= Records with drawing code =
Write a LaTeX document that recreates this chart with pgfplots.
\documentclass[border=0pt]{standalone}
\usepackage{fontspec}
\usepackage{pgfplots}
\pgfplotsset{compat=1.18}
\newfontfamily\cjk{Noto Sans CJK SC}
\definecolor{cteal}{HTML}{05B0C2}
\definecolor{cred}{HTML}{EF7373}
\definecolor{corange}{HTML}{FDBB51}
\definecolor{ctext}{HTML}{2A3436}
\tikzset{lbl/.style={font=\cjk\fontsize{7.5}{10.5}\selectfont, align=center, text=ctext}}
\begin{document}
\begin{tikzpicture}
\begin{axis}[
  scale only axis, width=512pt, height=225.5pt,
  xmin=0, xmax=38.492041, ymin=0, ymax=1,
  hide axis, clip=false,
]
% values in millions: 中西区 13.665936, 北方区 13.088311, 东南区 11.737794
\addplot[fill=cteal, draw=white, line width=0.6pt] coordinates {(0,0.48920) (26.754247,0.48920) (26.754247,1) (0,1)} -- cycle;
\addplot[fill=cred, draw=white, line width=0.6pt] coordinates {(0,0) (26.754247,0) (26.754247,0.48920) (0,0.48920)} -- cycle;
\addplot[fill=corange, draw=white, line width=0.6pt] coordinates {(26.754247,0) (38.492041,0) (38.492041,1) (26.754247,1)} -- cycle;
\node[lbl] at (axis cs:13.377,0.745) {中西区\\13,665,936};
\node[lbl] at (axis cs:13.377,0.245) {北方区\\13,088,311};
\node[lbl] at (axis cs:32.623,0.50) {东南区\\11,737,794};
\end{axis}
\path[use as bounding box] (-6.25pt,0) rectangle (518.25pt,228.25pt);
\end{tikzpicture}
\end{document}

==

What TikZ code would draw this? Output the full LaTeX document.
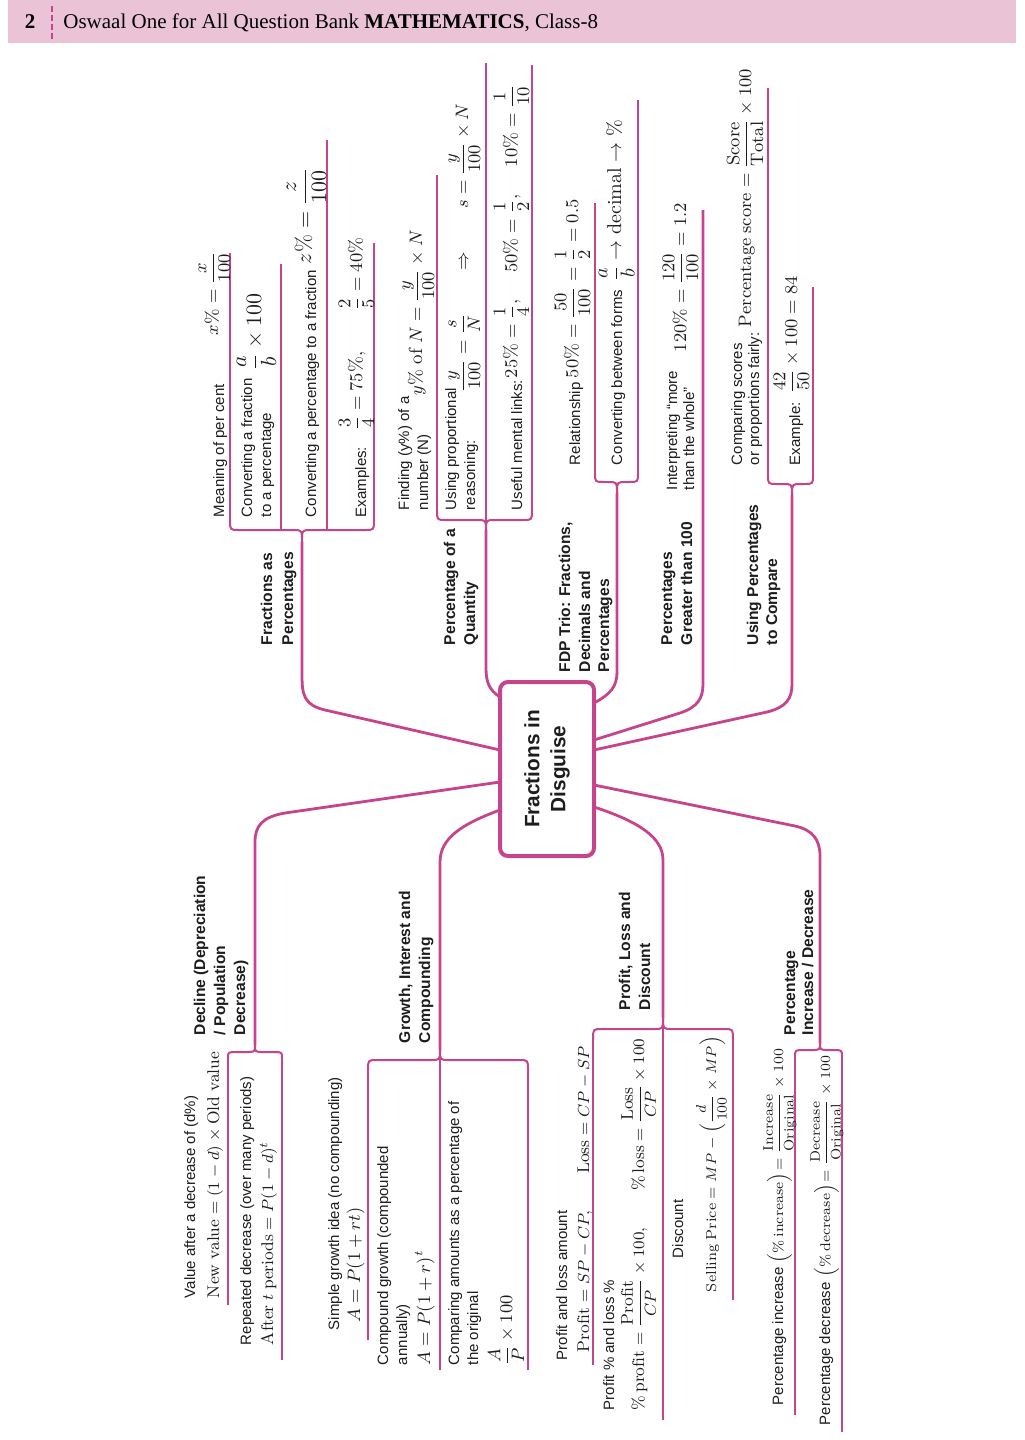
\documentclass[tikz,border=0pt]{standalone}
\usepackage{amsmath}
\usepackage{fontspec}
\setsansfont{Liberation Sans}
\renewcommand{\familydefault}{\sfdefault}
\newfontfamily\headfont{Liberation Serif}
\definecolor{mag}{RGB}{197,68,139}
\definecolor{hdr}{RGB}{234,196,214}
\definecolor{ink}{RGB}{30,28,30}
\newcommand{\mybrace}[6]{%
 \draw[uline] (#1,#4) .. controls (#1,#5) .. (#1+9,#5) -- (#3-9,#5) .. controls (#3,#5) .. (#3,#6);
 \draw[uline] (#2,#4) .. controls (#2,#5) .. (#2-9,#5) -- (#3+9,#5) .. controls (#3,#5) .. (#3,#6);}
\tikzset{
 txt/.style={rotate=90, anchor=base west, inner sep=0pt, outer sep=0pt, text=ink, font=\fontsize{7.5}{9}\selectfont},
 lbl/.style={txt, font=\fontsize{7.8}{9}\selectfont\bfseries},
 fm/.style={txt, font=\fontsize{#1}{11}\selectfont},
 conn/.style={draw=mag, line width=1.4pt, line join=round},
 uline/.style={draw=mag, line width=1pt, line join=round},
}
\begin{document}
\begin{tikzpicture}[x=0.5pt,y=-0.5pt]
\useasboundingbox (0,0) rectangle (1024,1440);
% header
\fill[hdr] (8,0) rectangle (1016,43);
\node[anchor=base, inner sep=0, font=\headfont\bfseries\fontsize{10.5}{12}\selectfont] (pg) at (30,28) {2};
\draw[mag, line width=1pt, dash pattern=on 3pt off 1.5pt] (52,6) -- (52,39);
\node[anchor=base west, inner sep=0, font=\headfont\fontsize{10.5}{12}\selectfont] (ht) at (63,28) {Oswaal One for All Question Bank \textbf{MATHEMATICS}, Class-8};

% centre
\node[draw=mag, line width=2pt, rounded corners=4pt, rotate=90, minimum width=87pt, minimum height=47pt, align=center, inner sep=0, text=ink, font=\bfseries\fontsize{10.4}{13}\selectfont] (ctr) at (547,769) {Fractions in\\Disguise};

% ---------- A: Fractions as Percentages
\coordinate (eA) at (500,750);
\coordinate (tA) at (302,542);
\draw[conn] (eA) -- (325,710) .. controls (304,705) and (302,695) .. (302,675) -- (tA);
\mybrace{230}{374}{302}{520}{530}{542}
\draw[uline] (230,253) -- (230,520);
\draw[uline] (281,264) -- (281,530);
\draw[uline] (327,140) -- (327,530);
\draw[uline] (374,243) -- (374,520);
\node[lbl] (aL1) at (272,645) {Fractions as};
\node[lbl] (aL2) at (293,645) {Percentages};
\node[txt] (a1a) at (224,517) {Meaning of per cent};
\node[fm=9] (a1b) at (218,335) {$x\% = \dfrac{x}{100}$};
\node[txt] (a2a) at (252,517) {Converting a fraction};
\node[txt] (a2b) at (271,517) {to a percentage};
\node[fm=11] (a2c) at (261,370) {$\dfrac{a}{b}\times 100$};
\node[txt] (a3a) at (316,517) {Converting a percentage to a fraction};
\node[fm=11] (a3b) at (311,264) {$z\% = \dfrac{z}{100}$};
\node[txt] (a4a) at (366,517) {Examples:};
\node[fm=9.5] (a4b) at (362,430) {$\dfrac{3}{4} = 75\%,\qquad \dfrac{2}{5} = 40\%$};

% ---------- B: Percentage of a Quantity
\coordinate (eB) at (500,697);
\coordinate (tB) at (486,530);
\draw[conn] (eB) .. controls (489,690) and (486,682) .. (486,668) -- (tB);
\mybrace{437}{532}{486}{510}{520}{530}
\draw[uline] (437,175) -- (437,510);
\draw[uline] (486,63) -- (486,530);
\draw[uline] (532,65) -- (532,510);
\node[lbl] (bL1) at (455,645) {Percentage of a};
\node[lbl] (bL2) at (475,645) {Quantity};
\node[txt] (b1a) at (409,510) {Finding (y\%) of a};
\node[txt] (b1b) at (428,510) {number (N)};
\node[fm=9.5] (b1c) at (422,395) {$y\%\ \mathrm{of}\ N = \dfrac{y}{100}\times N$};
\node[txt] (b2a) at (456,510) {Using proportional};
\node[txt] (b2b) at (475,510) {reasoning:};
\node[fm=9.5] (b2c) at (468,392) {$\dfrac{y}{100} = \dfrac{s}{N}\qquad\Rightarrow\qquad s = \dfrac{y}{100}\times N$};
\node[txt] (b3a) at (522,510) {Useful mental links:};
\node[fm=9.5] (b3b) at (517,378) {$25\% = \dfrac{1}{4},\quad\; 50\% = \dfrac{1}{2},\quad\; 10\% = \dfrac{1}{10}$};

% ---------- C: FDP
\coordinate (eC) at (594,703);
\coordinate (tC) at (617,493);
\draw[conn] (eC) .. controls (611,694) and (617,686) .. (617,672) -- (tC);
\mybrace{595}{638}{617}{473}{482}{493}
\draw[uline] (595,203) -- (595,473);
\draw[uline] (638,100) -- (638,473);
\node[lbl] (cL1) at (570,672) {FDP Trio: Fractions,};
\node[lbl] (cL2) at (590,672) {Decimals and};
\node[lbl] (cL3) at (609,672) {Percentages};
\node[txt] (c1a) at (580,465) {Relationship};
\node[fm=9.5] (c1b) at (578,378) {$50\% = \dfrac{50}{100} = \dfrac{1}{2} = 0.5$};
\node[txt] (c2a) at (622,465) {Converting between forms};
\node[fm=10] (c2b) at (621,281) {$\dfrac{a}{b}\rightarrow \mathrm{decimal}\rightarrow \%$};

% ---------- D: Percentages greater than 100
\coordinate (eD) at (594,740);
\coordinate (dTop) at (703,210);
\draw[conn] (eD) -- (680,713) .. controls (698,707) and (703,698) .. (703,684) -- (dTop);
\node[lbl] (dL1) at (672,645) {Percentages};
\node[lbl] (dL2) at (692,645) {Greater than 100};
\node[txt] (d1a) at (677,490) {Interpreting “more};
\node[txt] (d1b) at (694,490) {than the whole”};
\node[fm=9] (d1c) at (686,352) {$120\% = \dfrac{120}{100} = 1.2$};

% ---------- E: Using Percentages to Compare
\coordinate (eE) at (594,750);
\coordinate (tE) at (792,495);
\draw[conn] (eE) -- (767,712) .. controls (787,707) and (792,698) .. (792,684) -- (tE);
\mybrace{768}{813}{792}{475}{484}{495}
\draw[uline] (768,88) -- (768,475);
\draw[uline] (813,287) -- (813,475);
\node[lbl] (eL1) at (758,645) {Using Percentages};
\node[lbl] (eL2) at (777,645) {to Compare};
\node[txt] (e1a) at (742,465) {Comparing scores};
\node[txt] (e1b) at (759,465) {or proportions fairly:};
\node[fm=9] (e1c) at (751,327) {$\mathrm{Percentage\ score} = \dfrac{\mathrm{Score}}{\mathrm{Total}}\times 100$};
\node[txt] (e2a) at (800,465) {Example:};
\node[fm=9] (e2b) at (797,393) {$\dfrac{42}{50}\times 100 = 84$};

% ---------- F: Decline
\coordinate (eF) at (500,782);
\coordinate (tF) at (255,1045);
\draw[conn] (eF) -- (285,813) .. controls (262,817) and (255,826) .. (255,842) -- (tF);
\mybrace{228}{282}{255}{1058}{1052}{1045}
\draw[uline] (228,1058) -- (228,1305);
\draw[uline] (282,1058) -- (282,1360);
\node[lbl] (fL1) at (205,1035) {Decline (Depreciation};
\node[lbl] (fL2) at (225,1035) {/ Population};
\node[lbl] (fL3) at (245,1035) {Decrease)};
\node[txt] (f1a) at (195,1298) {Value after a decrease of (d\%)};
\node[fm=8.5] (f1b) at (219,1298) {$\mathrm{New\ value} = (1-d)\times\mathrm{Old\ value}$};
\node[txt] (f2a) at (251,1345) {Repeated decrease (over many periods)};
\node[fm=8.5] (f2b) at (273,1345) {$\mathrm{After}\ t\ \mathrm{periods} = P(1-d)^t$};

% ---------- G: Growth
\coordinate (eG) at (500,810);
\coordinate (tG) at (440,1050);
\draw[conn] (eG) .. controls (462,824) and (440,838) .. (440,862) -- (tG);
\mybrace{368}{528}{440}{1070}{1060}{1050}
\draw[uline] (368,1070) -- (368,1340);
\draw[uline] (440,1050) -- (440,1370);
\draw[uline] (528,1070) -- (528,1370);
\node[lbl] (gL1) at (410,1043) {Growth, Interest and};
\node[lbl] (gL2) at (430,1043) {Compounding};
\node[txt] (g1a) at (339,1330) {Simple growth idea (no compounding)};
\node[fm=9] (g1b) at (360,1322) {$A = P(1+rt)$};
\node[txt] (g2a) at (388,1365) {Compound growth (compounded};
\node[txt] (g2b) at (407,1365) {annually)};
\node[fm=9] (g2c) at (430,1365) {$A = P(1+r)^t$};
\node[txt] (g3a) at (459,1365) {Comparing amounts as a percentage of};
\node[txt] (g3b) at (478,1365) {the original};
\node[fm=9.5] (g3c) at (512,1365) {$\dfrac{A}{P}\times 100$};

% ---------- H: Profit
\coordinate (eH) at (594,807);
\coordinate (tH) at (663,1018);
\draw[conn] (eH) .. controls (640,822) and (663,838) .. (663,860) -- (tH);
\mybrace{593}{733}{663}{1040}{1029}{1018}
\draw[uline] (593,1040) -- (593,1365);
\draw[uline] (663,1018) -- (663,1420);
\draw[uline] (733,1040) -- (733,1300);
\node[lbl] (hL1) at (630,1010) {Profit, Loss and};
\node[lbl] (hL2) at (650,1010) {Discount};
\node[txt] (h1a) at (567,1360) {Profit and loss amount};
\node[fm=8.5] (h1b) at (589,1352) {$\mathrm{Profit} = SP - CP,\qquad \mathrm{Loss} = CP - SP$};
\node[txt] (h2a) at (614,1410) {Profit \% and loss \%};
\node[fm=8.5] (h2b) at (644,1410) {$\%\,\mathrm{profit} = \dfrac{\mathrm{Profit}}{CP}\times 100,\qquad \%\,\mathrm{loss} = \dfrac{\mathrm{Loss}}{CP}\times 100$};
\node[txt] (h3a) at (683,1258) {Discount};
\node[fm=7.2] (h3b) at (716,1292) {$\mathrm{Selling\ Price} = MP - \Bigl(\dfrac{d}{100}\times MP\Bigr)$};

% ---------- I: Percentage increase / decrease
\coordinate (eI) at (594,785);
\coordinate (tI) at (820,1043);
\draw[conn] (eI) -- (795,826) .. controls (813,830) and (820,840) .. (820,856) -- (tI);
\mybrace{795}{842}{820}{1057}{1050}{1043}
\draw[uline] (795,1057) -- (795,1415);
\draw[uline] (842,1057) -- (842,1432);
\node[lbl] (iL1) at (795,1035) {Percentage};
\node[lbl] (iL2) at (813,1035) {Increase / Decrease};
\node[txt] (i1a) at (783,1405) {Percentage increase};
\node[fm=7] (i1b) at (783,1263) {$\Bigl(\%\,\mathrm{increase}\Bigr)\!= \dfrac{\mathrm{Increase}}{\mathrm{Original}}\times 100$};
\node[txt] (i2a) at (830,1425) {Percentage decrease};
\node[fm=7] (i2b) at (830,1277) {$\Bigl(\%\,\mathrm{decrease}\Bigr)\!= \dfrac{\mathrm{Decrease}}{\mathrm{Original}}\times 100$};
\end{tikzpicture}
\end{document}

= To be done =
From the records above, transcribe exactly the lines starting at the one containing "What TikZ code" and ending at the one containing "line width=2pt, rounded". Skip the pictures.

= Expected answer =
What TikZ code would draw this? Output the full LaTeX document.
\documentclass[tikz,border=0pt]{standalone}
\usepackage{amsmath}
\usepackage{fontspec}
\setsansfont{Liberation Sans}
\renewcommand{\familydefault}{\sfdefault}
\newfontfamily\headfont{Liberation Serif}
\definecolor{mag}{RGB}{197,68,139}
\definecolor{hdr}{RGB}{234,196,214}
\definecolor{ink}{RGB}{30,28,30}
\newcommand{\mybrace}[6]{%
 \draw[uline] (#1,#4) .. controls (#1,#5) .. (#1+9,#5) -- (#3-9,#5) .. controls (#3,#5) .. (#3,#6);
 \draw[uline] (#2,#4) .. controls (#2,#5) .. (#2-9,#5) -- (#3+9,#5) .. controls (#3,#5) .. (#3,#6);}
\tikzset{
 txt/.style={rotate=90, anchor=base west, inner sep=0pt, outer sep=0pt, text=ink, font=\fontsize{7.5}{9}\selectfont},
 lbl/.style={txt, font=\fontsize{7.8}{9}\selectfont\bfseries},
 fm/.style={txt, font=\fontsize{#1}{11}\selectfont},
 conn/.style={draw=mag, line width=1.4pt, line join=round},
 uline/.style={draw=mag, line width=1pt, line join=round},
}
\begin{document}
\begin{tikzpicture}[x=0.5pt,y=-0.5pt]
\useasboundingbox (0,0) rectangle (1024,1440);
% header
\fill[hdr] (8,0) rectangle (1016,43);
\node[anchor=base, inner sep=0, font=\headfont\bfseries\fontsize{10.5}{12}\selectfont] (pg) at (30,28) {2};
\draw[mag, line width=1pt, dash pattern=on 3pt off 1.5pt] (52,6) -- (52,39);
\node[anchor=base west, inner sep=0, font=\headfont\fontsize{10.5}{12}\selectfont] (ht) at (63,28) {Oswaal One for All Question Bank \textbf{MATHEMATICS}, Class-8};

% centre
\node[draw=mag, line width=2pt, rounded corners=4pt, rotate=90, minimum width=87pt, minimum height=47pt, align=center, inner sep=0, text=ink, font=\bfseries\fontsize{10.4}{13}\selectfont] (ctr) at (547,769) {Fractions in\\Disguise};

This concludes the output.